Comment by shmeano

4 days ago

Would it be possible to make a radioactivity camera? I guess not because it doesn’t refract?

From my limited knowledge, itwould be very hard to make it react to all types of radiation (alpha, beta, gamma) since they penetrate differently and interact with forces differently. You could potentially make a magnetic "lens" that would interact with alpha and beta particles, but gamma rays would ignore it.

The best way I can think of to make a "radiation camera" is similar to how you can make a "wifi camera", by hooking up a radiation detector to a pan-tilt mechanism, and moving it around very slowly and sampling the amount of radiation detected at each point. Essentially a single pixel "camera" that you have to move around to take a full picture. However, you'd also have to shield the detector from any radioactivity coming from directions that it's not pointed in, which is especially hard if you're trying to capture gamma rays, since they like to penetrate through everything. Its like if light could leak into the side of a normal camera, you'd get rubbish photos

  • Why would it have to be a single pixel instead of an array of sensors like any digital camera?

    Sure, we probably can't make Geiger counters in a form factor that allows an array of a million of them in a handheld device, but maybe 20x16 or something?

    • I mean you could make that work, but you'd have to shield between all of the detectors so that you don't get the radiation equivalent of bloom on your pictures. If you have only one, it'll be easier to shield, in my head anyway

Depends on the energy ranges and particle types you are interested in.

For instance we routinely take plenty of x-ray images, though there is fortunately not a lot of stuff just lying around that are bright enough x-ray sources to properly expose standard x-ray detectors.

Detecting electrons or protons (beta and alpha radiation) in such a way that you can work out their arrival direction is also doable, but the equipment is fairly bulky and you tend to have to wait a long time to accumulate enough detections to see anything.

You could make a pin-point camera with an array of detectors that will receive thus only the radiation coming from the direction fixed by the positions of the aperture and of the detector.

However that might not work well because the material around the pin-point aperture might not absorb sufficiently the rays coming from different directions and it cannot be made thick.
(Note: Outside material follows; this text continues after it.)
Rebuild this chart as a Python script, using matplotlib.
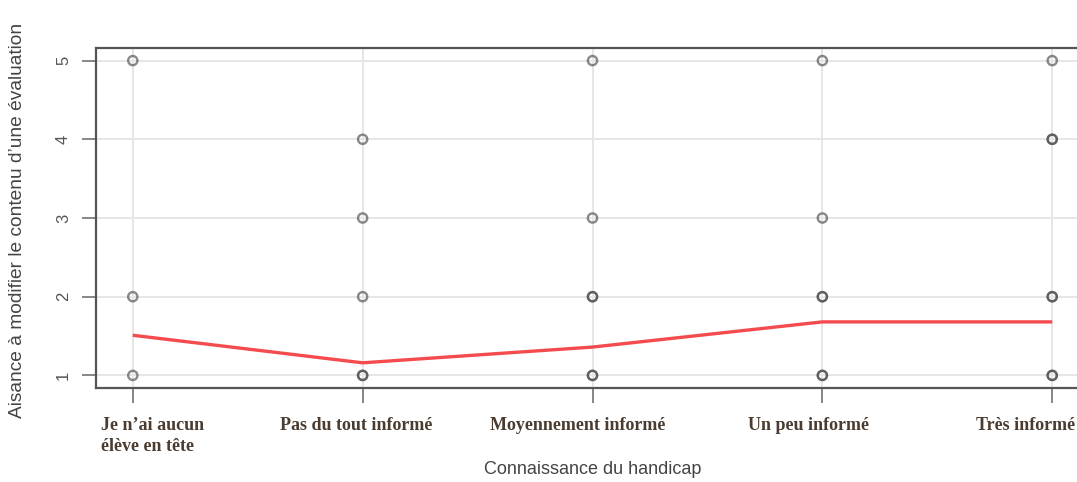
import matplotlib
matplotlib.use("Agg")
import matplotlib.pyplot as plt
import matplotlib.transforms as mtransforms

# Knowledge-of-disability categories (x axis)
categories = [
    "Je n\u2019ai aucun\nélève en tête",
    "Pas du tout informé",
    "Moyennement informé",
    "Un peu informé",
    "Très informé",
]

# Individual answers (comfort score 1-5) per category; repeated values overlap
answers = [
    [1, 2, 5],
    [1, 1, 2, 3, 4],
    [1, 1, 2, 2, 3, 5],
    [1, 1, 2, 2, 3, 5],
    [1, 1, 2, 2, 4, 4, 5],
]

# Smoothed trend per category
trend = [1.51, 1.16, 1.36, 1.68, 1.68]

y_ticks = [1, 2, 3, 4, 5]

W, H = 1077, 482
fig = plt.figure(figsize=(W / 100, H / 100), dpi=100)
fig.patch.set_facecolor("white")

# axes box extends slightly past the right edge of the figure
left_px, right_px, top_px, bottom_px = 96, 1089, 48, 388
ax = fig.add_axes([left_px / W, 1 - bottom_px / H,
                   (right_px - left_px) / W, (bottom_px - top_px) / H])

n = len(categories)
xs = list(range(n))
ax.set_xlim(-0.16, n - 1 + 0.16)
ax.set_ylim(0.84, 5.16)

# grid
for x in xs:
    ax.axvline(x, color="#e6e6e6", lw=1.4, zorder=0)
for y in y_ticks:
    ax.axhline(y, color="#e6e6e6", lw=1.4, zorder=0)

# points
for i, vals in enumerate(answers):
    ax.scatter([i] * len(vals), vals, s=44, facecolors="none",
               edgecolors="#4a4a4a", linewidths=1.7, alpha=0.65, zorder=3)

# trend line
ax.plot(xs, trend, color="#f44b4f", lw=2.4, zorder=4, solid_capstyle="butt")

for sp in ax.spines.values():
    sp.set_color("#555555")
    sp.set_linewidth(1.6)

ax.set_yticks(y_ticks)
ax.set_yticklabels([str(v) for v in y_ticks], rotation=90, va="center",
                   fontsize=12, color="#555555", family="Liberation Sans")
ax.tick_params(axis="y", length=10, width=1.1, color="#666666", pad=8)

ax.set_xticks(xs)
ax.set_xticklabels(categories, fontsize=13, color="#4a3c30",
                   family="Liberation Serif", fontweight="bold", linespacing=1.3)
ax.tick_params(axis="x", length=11, width=1.1, color="#666666", pad=10)

# per-label horizontal shifts (pixels)
shifts = [20, -6, -15, -14, -27]
for lab, dx in zip(ax.get_xticklabels(), shifts):
    lab.set_transform(lab.get_transform() +
                      mtransforms.ScaledTranslation(dx / 100, 0, fig.dpi_scale_trans))
first = ax.get_xticklabels()[0]
first.set_ha("center")
first.set_multialignment("left")

fig.text(593 / W, 1 - 470 / H, "Connaissance du handicap", ha="center",
         va="center", fontsize=13, color="#444444", family="Liberation Sans")
fig.text(18 / W, 1 - 220 / H, "Aisance à modifier le contenu d\u2019une évaluation",
         rotation=90, ha="center", va="center", fontsize=13.8, color="#444444",
         family="Liberation Sans")

fig.savefig("out.png", dpi=100, facecolor="white")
So what may work better is to make the detector array in the form of a compound arthropod eye, where each detector is at the bottom of a long tube whose walls absorb the rays coming from any other direction except its axis.

In practice, besides trying to absorb the rays coming from different directions, preventing them to reach the detector, for high-energy rays there is the alternative to use 2 or more collinear detectors for each direction (corresponding to an image pixel). A high-energy particle or photon will pass through all collinear detectors, causing simultaneous pulses at their outputs. Whenever such pulses are not simultaneous, they are discarded, because they correspond to rays coming from another direction than intended for that pixel. The accumulated count of filtered pulses per some time interval will give the luminosity of the corresponding image pixel.